1. Local development and testing
2. Python with Standard Library and Django Framework access
3. Scalability is built in
4. Free for Small to Medium services
5. Custom domain support

Instead of mucking with machine images, you simply focus on your application logic and the service does the rest. Additionally Google is providing key services like Big Table for data storage and retrieval.

As a python fan it is great to see the language as a first class citizen at the heart of Google's new service. Python has been an essential part of Google since day 1 and they have been ever present at every Python conference I have attended recruiting like mad.

I will be exploring App Engine over the next few week. It looks like a great solution for scalable service creation.

Great work Google!

Ted :)

6 Responses to “Google App Engine and the Services Revolution”

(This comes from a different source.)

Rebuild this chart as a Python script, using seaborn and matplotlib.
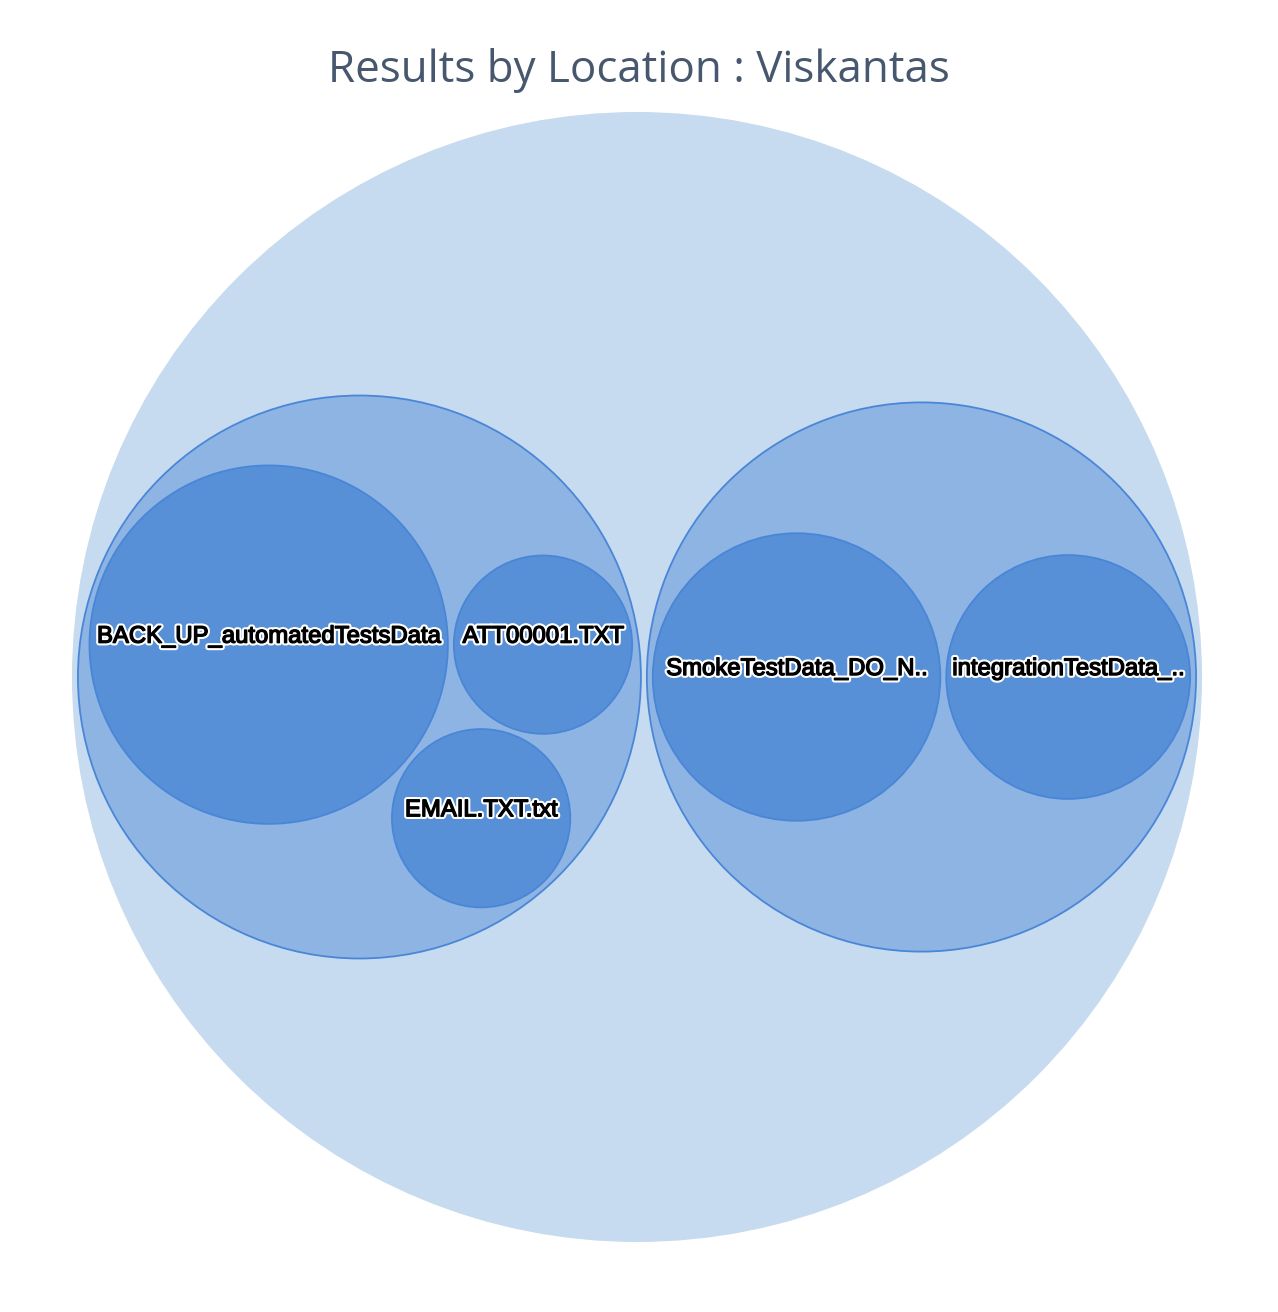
import numpy as np
import matplotlib
matplotlib.use("Agg")
import matplotlib.pyplot as plt
import matplotlib.patheffects as pe
from matplotlib.patches import Circle
import seaborn as sns

# === data ===
GROUPS = ["grupo_1", "grupo_2"]
LEAF_NAMES = ["BACK_UP_automatedTestsData", "ATT00001.TXT", "EMAIL.TXT.txt",
              "SmokeTestData_DO_N..", "integrationTestData_.."]
LEAF_GROUP = [0, 0, 0, 1, 1]
LEAF_VALUES = [40.4, 10.0, 10.0, 26.0, 18.7]

TITLE = "Results by Location : Viskantas"

COL_ROOT = "#c6dbef"
COL_GROUP = "#8db4e3"
COL_LEAF = "#5790d6"
COL_EDGE = "#4a86d8"
PAD = 3.0
K = 28.5  # px por sqrt(valor)


def place(a, b, rc):
    # c tangente a "a" y "b", por debajo
    (xa, ya, ra), (xb, yb, rb) = a, b
    d = np.hypot(xb - xa, yb - ya)
    da, db = ra + rc, rb + rc
    t = (da**2 - db**2 + d**2) / (2 * d)
    h = np.sqrt(max(da**2 - t**2, 0))
    ux, uy = (xb - xa) / d, (yb - ya) / d
    nx, ny = uy, -ux
    if ny > 0:
        nx, ny = -nx, -ny
    return xa + t * ux + h * nx, ya + t * uy + h * ny


def enclose(circ):
    circ = np.array(circ)
    f = lambda c: np.max(np.hypot(circ[:, 0] - c[0], circ[:, 1] - c[1]) + circ[:, 2])
    c = circ[:, :2].mean(axis=0)
    span = circ[:, 2].max() * 2 + 1
    for _ in range(40):
        g = np.linspace(-span, span, 21)
        best = min(((c[0] + dx, c[1] + dy) for dx in g for dy in g), key=f)
        c = np.array(best)
        span *= 0.3
    return c[0], c[1], f(c)


def pack(radii):
    # radii ya con padding; devuelve posiciones relativas al centro del circulo envolvente
    order = np.argsort(-np.array(radii), kind="stable")
    pos = {}
    r = [radii[i] for i in order]
    if len(r) >= 1:
        pos[order[0]] = (0.0, 0.0)
    if len(r) >= 2:
        pos[order[0]] = (-r[1], 0.0)
        pos[order[1]] = (r[0], 0.0)
    if len(r) >= 3:
        a = (*pos[order[0]], r[0])
        b = (*pos[order[1]], r[1])
        pos[order[2]] = place(a, b, r[2])
    circ = [(pos[i][0], pos[i][1], radii[i]) for i in range(len(radii))]
    cx, cy, e = enclose(circ)
    return [(p[0] - cx, p[1] - cy) for p in (pos[i] for i in range(len(radii)))], e


# === layout ===
leaf_r = np.sqrt(np.array(LEAF_VALUES)) * K
group_info = []
for g in range(len(GROUPS)):
    idx = [i for i in range(len(LEAF_VALUES)) if LEAF_GROUP[i] == g]
    rel, e = pack([leaf_r[i] + PAD for i in idx])
    group_info.append((idx, rel, e + PAD))

grel, e = pack([gi[2] + PAD for gi in group_info])
R = e + PAD

sns.set_theme(style="white")
fig = plt.figure(figsize=(12.78, 13.12), dpi=100)
ax = fig.add_axes([72 / 1278, 70 / 1312, 1130 / 1278, 1130 / 1312])
ax.set_xlim(-R, R)
ax.set_ylim(-R, R)
ax.set_axis_off()

efectos = [pe.withStroke(linewidth=4.0, foreground="white"),
           pe.withStroke(linewidth=1.0, foreground="black")]

ax.add_patch(Circle((0, 0), R, facecolor=COL_ROOT, edgecolor="none"))
for (idx, rel, gr), (gx, gy) in zip(group_info, grel):
    ax.add_patch(Circle((gx, gy), gr, facecolor=COL_GROUP, edgecolor=COL_EDGE, linewidth=1.3))
    for i, (lx, ly) in zip(idx, rel):
        cx, cy = gx + lx, gy + ly
        ax.add_patch(Circle((cx, cy), leaf_r[i], facecolor=COL_LEAF, edgecolor=COL_EDGE, linewidth=1.3))
        ax.text(cx, cy + 2, LEAF_NAMES[i], ha="center", va="baseline",
                fontsize=17.2, family="Liberation Sans", color="black",
                path_effects=efectos)

fig.text(0.5, 1 - 82 / 1312, TITLE, ha="center", va="baseline",
         fontsize=31.6, family="Open Sans", color="#46576e")

fig.savefig("out.png", dpi=100)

  1. # Blogger Hasan Sabir Sujon

    Thaks Ted for your views on Google App Engine. I am a fan of google and Adobe. and soon going to switch to Ubuntu cause I already have FLEX Builder and AIR for Linux.

    Google reader helped me to get in touch with you all the time.

    but that's not what I am writing for.
    I just want to ask you help us to get work with Google App Engine. so that we can build FLEX and AIR Apps of top of Google App Engine.

    The problem is its only support python right this moment. I have already came to know about "pyAMF".
    But I dont know anything about python. I use AMFPHP and recently BlazeDS.

    Give us some guideline.  

  2. # Blogger Javier de la Torre

    The guys at pyAMF are already working on it. Check out http://pyamf.org/wiki/GoogleAppEngine  

  3. # Blogger breen

    "Unless you want to shell out big $$$ for N servers (read 5+), load balancing, clustered storage/database, and staff to all that gear running smoothly, scalable service creation was really out of reach for most developers."

    Really? What about using Amazon's EC2 and S3?  

  4. # Blogger Ted Patrick

    EC2 and S3 still cost big $ and you are still handling scaling each image running. To use EC2 properly you really need the higher level API's within rightscale.com to do the job right. I think Google has done a great job at releasing something that is scalable by any developer and at the small to medium levels is free.

    Ted :)  

  5. # Blogger Aral

    Hey Ted,

    I wrote a quick primer on getting up and running with Flash and Google App Engine:

    http://aralbalkan.com/1307

    I'm getting ready to release an updated version this week that should provide a nice starting point for Flash/Flex apps on GAE.